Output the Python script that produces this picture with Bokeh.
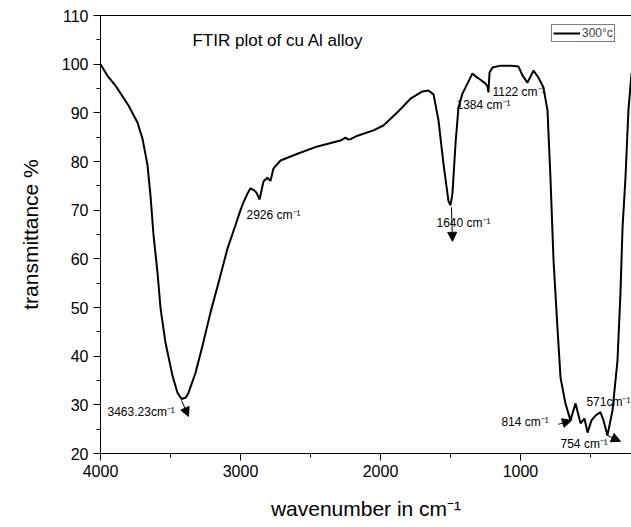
from bokeh.plotting import figure
from bokeh.models import (Range1d, LinearAxis, Label, Arrow, NormalHead, Legend,
                          LegendItem, SingleIntervalTicker, FixedTicker,
                          ColumnDataSource)
from bokeh.core.properties import value
from bokeh.embed import file_html
from bokeh.resources import INLINE

# ---- data ----
wavenumber = [4000, 3950, 3893, 3800, 3736, 3700, 3664, 3643, 3621, 3593, 3571,
              3536, 3486, 3450, 3421, 3390, 3371, 3321, 3271, 3214, 3157, 3093,
              3036, 3000, 2979, 2950, 2929, 2900, 2886, 2864, 2836, 2807, 2786,
              2764, 2714, 2593, 2450, 2286, 2250, 2230, 2214, 2164, 2050, 1979,
              1879, 1786, 1700, 1657, 1621, 1586, 1550, 1514, 1500, 1486, 1464,
              1443, 1414, 1379, 1343, 1321, 1286, 1250, 1236, 1229, 1221, 1200,
              1143, 1071, 1014, 986, 950, 907, 871, 836, 807, 786, 764, 736, 714,
              679, 643, 607, 571, 543, 521, 493, 464, 429, 407, 379, 343, 307,
              286, 271, 250, 229, 207]
transmittance = [100.0, 97.6, 95.6, 91.5, 88.0, 84.7, 79.2, 73.0, 64.8, 57.2, 49.8,
                 42.8, 36.0, 32.5, 31.2, 31.5, 32.5, 36.6, 42.2, 49.0, 55.1, 62.1,
                 66.9, 70.0, 71.6, 73.4, 74.5, 74.0, 73.6, 72.2, 75.9, 76.7, 76.0,
                 78.6, 80.2, 81.6, 83.1, 84.3, 84.9, 84.5, 84.6, 85.3, 86.4, 87.4,
                 90.1, 92.9, 94.4, 94.6, 93.8, 88.5, 79.5, 71.8, 71.0, 73.4, 83.7,
                 91.1, 94.0, 96.0, 98.1, 97.5, 96.8, 96.0, 95.5, 94.2, 98.3, 99.3,
                 99.7, 99.7, 99.5, 97.7, 96.2, 98.7, 97.2, 95.2, 90.5, 76.7, 59.7,
                 45.9, 35.6, 30.3, 26.8, 30.3, 26.2, 27.2, 24.3, 26.8, 27.8, 28.5,
                 26.8, 23.7, 28.8, 39.1, 52.9, 66.4, 76.7, 90.5, 98.1]

series_name = "300\u00b0c"
chart_title = "FTIR plot of cu Al alloy"
x_title = "wavenumber in cm\u207b\u00b9"
y_title = "transmittance %"

# peak annotations: text, text position (wavenumber, %)
peak_labels = ["3463.23cm\u207b\u00b9", "2926 cm\u207b\u00b9", "1640 cm\u207b\u00b9",
               "1384 cm\u207b\u00b9", "1122 cm\u207b\u00b9", "814 cm\u207b\u00b9",
               "754 cm\u207b\u00b9", "571cm\u207b\u00b9"]
peak_label_x = [3950, 2957, 1600, 1457, 1200, 1136, 714, 529]
peak_label_y = [28.6, 69.1, 67.3, 91.7, 94.2, 26.4, 21.9, 30.5]

# arrows: start (x, y) -> end (x, y)
arrow_x0 = [3421, 1493, 729, 379]
arrow_y0 = [30.9, 70.6, 26.0, 23.7]
arrow_x1 = [3371, 1486, 636, 286]
arrow_y1 = [27.6, 63.6, 26.8, 22.5]

FONT = "Liberation Sans"

p = figure(width=631, height=527, output_backend="svg", toolbar_location=None,
           x_range=Range1d(4000, 207), y_range=Range1d(20, 110),
           min_border_left=100, min_border_right=0, min_border_top=15,
           min_border_bottom=74, outline_line_color=None,
           background_fill_color="white", border_fill_color="white")
p.grid.visible = False

r = p.line(wavenumber, transmittance, line_color="black", line_width=2)

for ax in (p.xaxis[0], p.yaxis[0]):
    ax.axis_line_color = "black"
    ax.axis_line_width = 1
    ax.major_tick_line_color = "black"
    ax.minor_tick_line_color = "black"
    ax.major_tick_in = 0
    ax.major_tick_out = 7
    ax.minor_tick_in = 0
    ax.minor_tick_out = 4
    ax.major_label_text_font = FONT
    ax.major_label_text_font_size = "16px"
    ax.major_label_text_color = "black"
    ax.axis_label_text_font = FONT
    ax.axis_label_text_font_style = "normal"
    ax.axis_label_text_font_size = "21px"
    ax.axis_label_text_color = "black"

p.xaxis[0].ticker = SingleIntervalTicker(interval=1000, num_minor_ticks=2)
p.yaxis[0].ticker = SingleIntervalTicker(interval=10, num_minor_ticks=2)
p.xaxis[0].axis_label = x_title
p.yaxis[0].axis_label = y_title
p.xaxis[0].major_label_standoff = 4
p.xaxis[0].axis_label_standoff = 17
p.yaxis[0].major_label_standoff = 5
p.yaxis[0].axis_label_standoff = 17

top = LinearAxis(ticker=FixedTicker(ticks=[]), major_tick_out=0,
                 major_tick_in=0, minor_tick_out=0, minor_tick_in=0,
                 major_label_standoff=0, axis_line_color="black")
p.add_layout(top, "above")

p.add_layout(Label(x=3343, y=104.9, text=chart_title, text_font=FONT,
                   text_font_size="17px", text_baseline="middle",
                   text_color="black"))

src = ColumnDataSource(dict(x=peak_label_x, y=peak_label_y, t=peak_labels))
p.text(x="x", y="y", text="t", source=src, text_font=value(FONT),
       text_font_size="12px", text_baseline="middle", text_align="left",
       text_color="black")

for x0, y0, x1, y1 in zip(arrow_x0, arrow_y0, arrow_x1, arrow_y1):
    p.add_layout(Arrow(x_start=x0, y_start=y0, x_end=x1, y_end=y1,
                       line_color="black", line_width=1,
                       end=NormalHead(size=9, fill_color="black",
                                      line_color="black")))

legend = Legend(items=[LegendItem(label=series_name, renderers=[r])],
                location=(451, 411), padding=1, margin=0, spacing=0,
                glyph_width=27, glyph_height=12, label_height=12,
                label_standoff=2, label_text_font=FONT,
                label_text_font_size="12px", border_line_color="black",
                border_line_width=1, background_fill_alpha=1)
p.add_layout(legend)

open("out.html", "w").write(file_html(p, INLINE))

### Given instruction
Filter the listing above for the string "picture" and copy every matching line.

### Answer in full
Output the Python script that produces this picture with Bokeh.

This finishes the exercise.